Fall in-person classes will be designed especially for first-years and sophomores, while spring in-person classes will focus on juniors and seniors. This plan, Shennan said, allows first-years to begin their Wellesley experience in the best possible way, while allowing seniors to finish their final spring at Wellesley on campus.
“We’re all here first and foremost because we care deeply about our students and want them to succeed, no matter the challenges they face.”Oscar Fernandez, associate professor of mathematics and faculty director of the PLTC
Sustaining the Wellesley community
Being part of a close community is integral to the Wellesley experience, and since March, the community has shown its strength both on campus and beyond.

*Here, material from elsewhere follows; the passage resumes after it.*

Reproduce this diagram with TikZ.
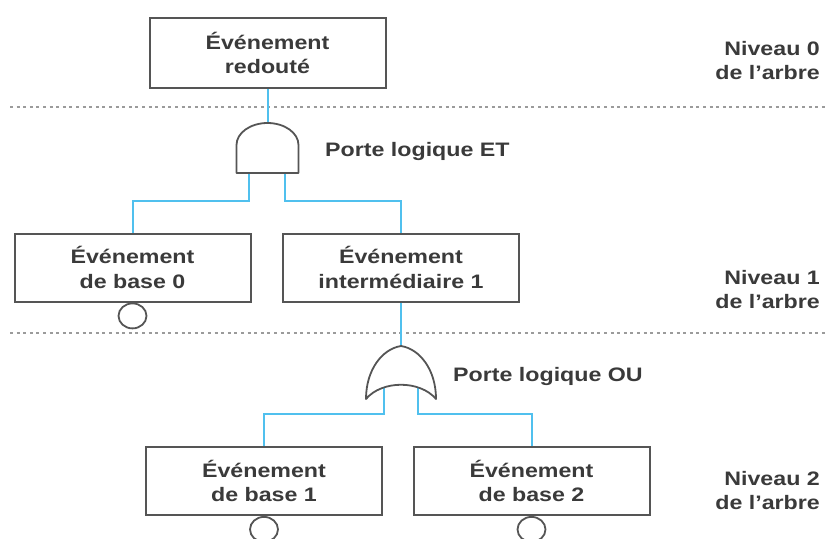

Alumnae clubs established aid networks to assist students and people in need, Wellesley faculty and labs helped create frontline medical equipment, and students and alums established pen pal campaigns to reach out to alumnae across the country to help ease loneliness. Student leaders kept their organizations engaged and connected, and members of Physical Education, Recreation, and Athletics kept the College active through virtual workouts and wellness tips.
“More than ever before, we know that people want to connect and belong to something,” said Helen Wang, director of residential life. “We are focusing hard on inclusive excellence in how we live and build community together on campus and off—creating opportunities for students to experience and understand the value of engaging with others who hold different identities and perspectives, and helping students sustain relationships in this coming year.”
When most students left campus in the spring, Wang’s team was instrumental during the sudden move-out process. After that, the team created opportunities for students to stay connected from home through virtual programming like book clubs, teas, bingo, and baking sessions with their residence halls, while also encouraging in-person connection and community among those students who stayed on campus.
This year, programming that connects students, mitigates loneliness, and helps them practice meaningful dialogue in a virtual space will be important, Wang said. “Our goal is to help students broaden their self-awareness, their sense of belonging, and their capacity for openness, and to immerse students in an exuberant community that inspires the pursuit of wonder, interpersonal connections, and life-long learning,” she said.
While the coming year will certainly be unlike any other in College history, the entire community will face it together with the understanding, patience, and perseverance it has shown in ways large and small since the pandemic began.
“As a senior, I’m looking forward to just holding it all together, and making the most out of this unprecedented year,” Moise said. “None of us have ever been through something like this, so there are surprises and new worries at every turn—but that’s okay! We have to be able to bend without breaking (as our class of 2021 orientation theme sought to teach us) and adjust to new normals as they present themselves. However different and strange this year will certainly be, I'm ready to go through it with my Wellesley family. I genuinely couldn’t imagine going through this all at any other institution!”